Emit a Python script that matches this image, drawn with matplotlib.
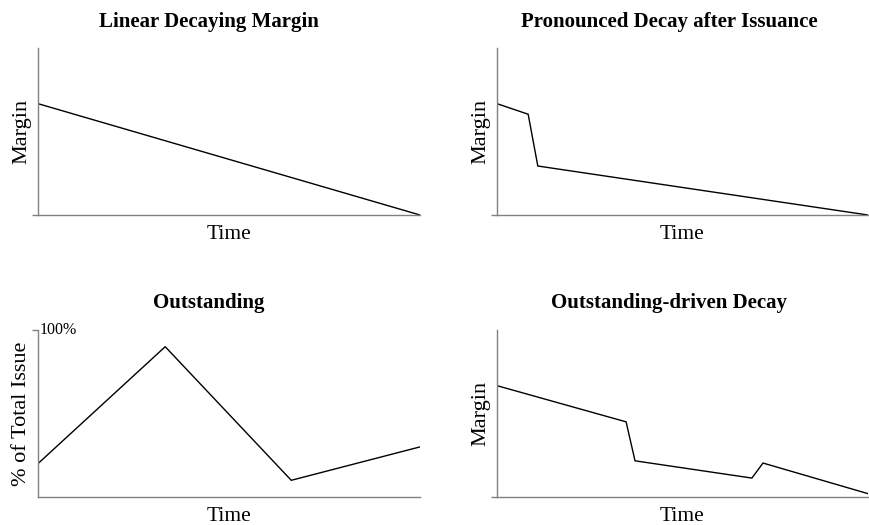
import matplotlib
matplotlib.use("Agg")
import matplotlib.pyplot as plt

plt.rcParams["font.family"] = ["Liberation Serif", "DejaVu Serif"]

# normalised time axis, margin / outstanding values
linear_t = [0.0, 1.0]
linear_m = [1.0, 0.0]

pron_t = [0.0, 0.084, 0.11, 1.0]
pron_m = [1.0, 0.905, 0.44, 0.0]

outst_t = [0.0, 0.333, 0.663, 1.0]
outst_pct = [0.20, 0.90, 0.10, 0.30]

odrv_t = [0.0, 0.348, 0.372, 0.687, 0.717, 1.0]
odrv_m = [1.0, 0.675, 0.325, 0.17, 0.305, 0.03]

titles = ["Linear Decaying Margin", "Pronounced Decay after Issuance",
          "Outstanding", "Outstanding-driven Decay"]

W, H = 869, 525
fig = plt.figure(figsize=(W / 100, H / 100), dpi=100)
boxes = [(38, 215, 382), (497, 215, 371), (38, 497, 382), (497, 497, 371)]
axes = [fig.add_axes([x / W, 1 - y / H, w / W, 167 / H]) for x, y, w in boxes]
title_pos = [(209, 22), (669, 22), (209, 303), (669, 303)]

series = [(linear_t, linear_m), (pron_t, pron_m),
          (outst_t, outst_pct), (odrv_t, odrv_m)]

for i, (ax, (t, v)) in enumerate(zip(axes, series)):
    ax.plot(t, v, color="black", lw=1.0, solid_joinstyle="miter")
    ax.set_xlim(0, 1)
    tx, ty = title_pos[i]
    fig.text(tx / W, 1 - ty / H, titles[i], fontsize=15, fontweight="bold",
             ha="center", va="center")
    ax.set_xlabel("Time", fontsize=15.5, labelpad=7.5)
    for s in ("top", "right"):
        ax.spines[s].set_visible(False)
    for s in ("left", "bottom"):
        ax.spines[s].set_color("#808080")
        ax.spines[s].set_linewidth(1.0)
    ax.set_xticks([])
    ax.tick_params(axis="y", length=4, width=1.0, color="#808080", pad=1)
    if i == 2:
        ax.set_ylim(0, 1)
        ax.set_yticks([1.0])
        ax.set_yticklabels([])
        ax.text(0.005, 1.0, "100%", transform=ax.get_yaxis_transform(),
                fontsize=11.5, va="center", ha="left")
        ax.set_ylabel("% of Total Issue", fontsize=16, labelpad=0)
    else:
        ax.set_ylim(0, 1.5)
        ax.set_yticks([0])
        ax.set_yticklabels([])
        ax.set_ylabel("Margin", fontsize=16, labelpad=0)

fig.savefig("out.png", dpi=100)
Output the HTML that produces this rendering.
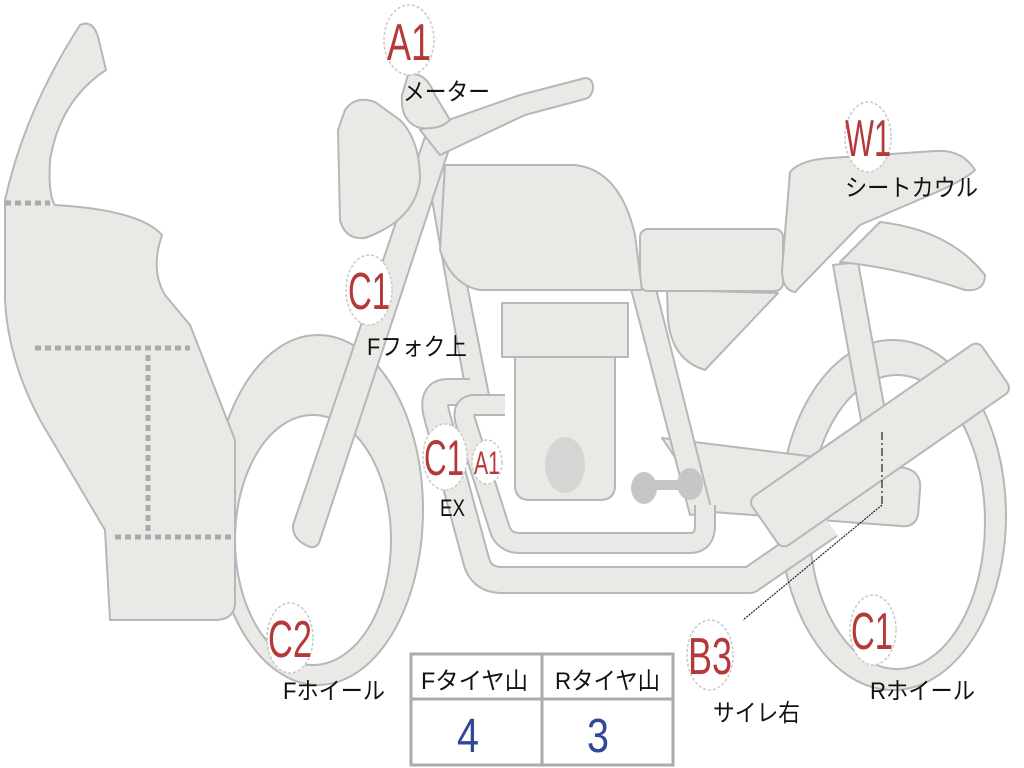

## TASK TO CARRY OUT:
All of the data above should be quoted exactly, except for the pictures.

## RESULT OF THE TASK:
Emit a Python script that matches this image, drawn with matplotlib.
import matplotlib
matplotlib.use("Agg")
import matplotlib.pyplot as plt

plt.rcParams["font.family"] = ["Liberation Serif", "DejaVu Serif"]

# normalised time axis, margin / outstanding values
linear_t = [0.0, 1.0]
linear_m = [1.0, 0.0]

pron_t = [0.0, 0.084, 0.11, 1.0]
pron_m = [1.0, 0.905, 0.44, 0.0]

outst_t = [0.0, 0.333, 0.663, 1.0]
outst_pct = [0.20, 0.90, 0.10, 0.30]

odrv_t = [0.0, 0.348, 0.372, 0.687, 0.717, 1.0]
odrv_m = [1.0, 0.675, 0.325, 0.17, 0.305, 0.03]

titles = ["Linear Decaying Margin", "Pronounced Decay after Issuance",
          "Outstanding", "Outstanding-driven Decay"]

W, H = 869, 525
fig = plt.figure(figsize=(W / 100, H / 100), dpi=100)
boxes = [(38, 215, 382), (497, 215, 371), (38, 497, 382), (497, 497, 371)]
axes = [fig.add_axes([x / W, 1 - y / H, w / W, 167 / H]) for x, y, w in boxes]
title_pos = [(209, 22), (669, 22), (209, 303), (669, 303)]

series = [(linear_t, linear_m), (pron_t, pron_m),
          (outst_t, outst_pct), (odrv_t, odrv_m)]

for i, (ax, (t, v)) in enumerate(zip(axes, series)):
    ax.plot(t, v, color="black", lw=1.0, solid_joinstyle="miter")
    ax.set_xlim(0, 1)
    tx, ty = title_pos[i]
    fig.text(tx / W, 1 - ty / H, titles[i], fontsize=15, fontweight="bold",
             ha="center", va="center")
    ax.set_xlabel("Time", fontsize=15.5, labelpad=7.5)
    for s in ("top", "right"):
        ax.spines[s].set_visible(False)
    for s in ("left", "bottom"):
        ax.spines[s].set_color("#808080")
        ax.spines[s].set_linewidth(1.0)
    ax.set_xticks([])
    ax.tick_params(axis="y", length=4, width=1.0, color="#808080", pad=1)
    if i == 2:
        ax.set_ylim(0, 1)
        ax.set_yticks([1.0])
        ax.set_yticklabels([])
        ax.text(0.005, 1.0, "100%", transform=ax.get_yaxis_transform(),
                fontsize=11.5, va="center", ha="left")
        ax.set_ylabel("% of Total Issue", fontsize=16, labelpad=0)
    else:
        ax.set_ylim(0, 1.5)
        ax.set_yticks([0])
        ax.set_yticklabels([])
        ax.set_ylabel("Margin", fontsize=16, labelpad=0)

fig.savefig("out.png", dpi=100)
Output the HTML that produces this rendering.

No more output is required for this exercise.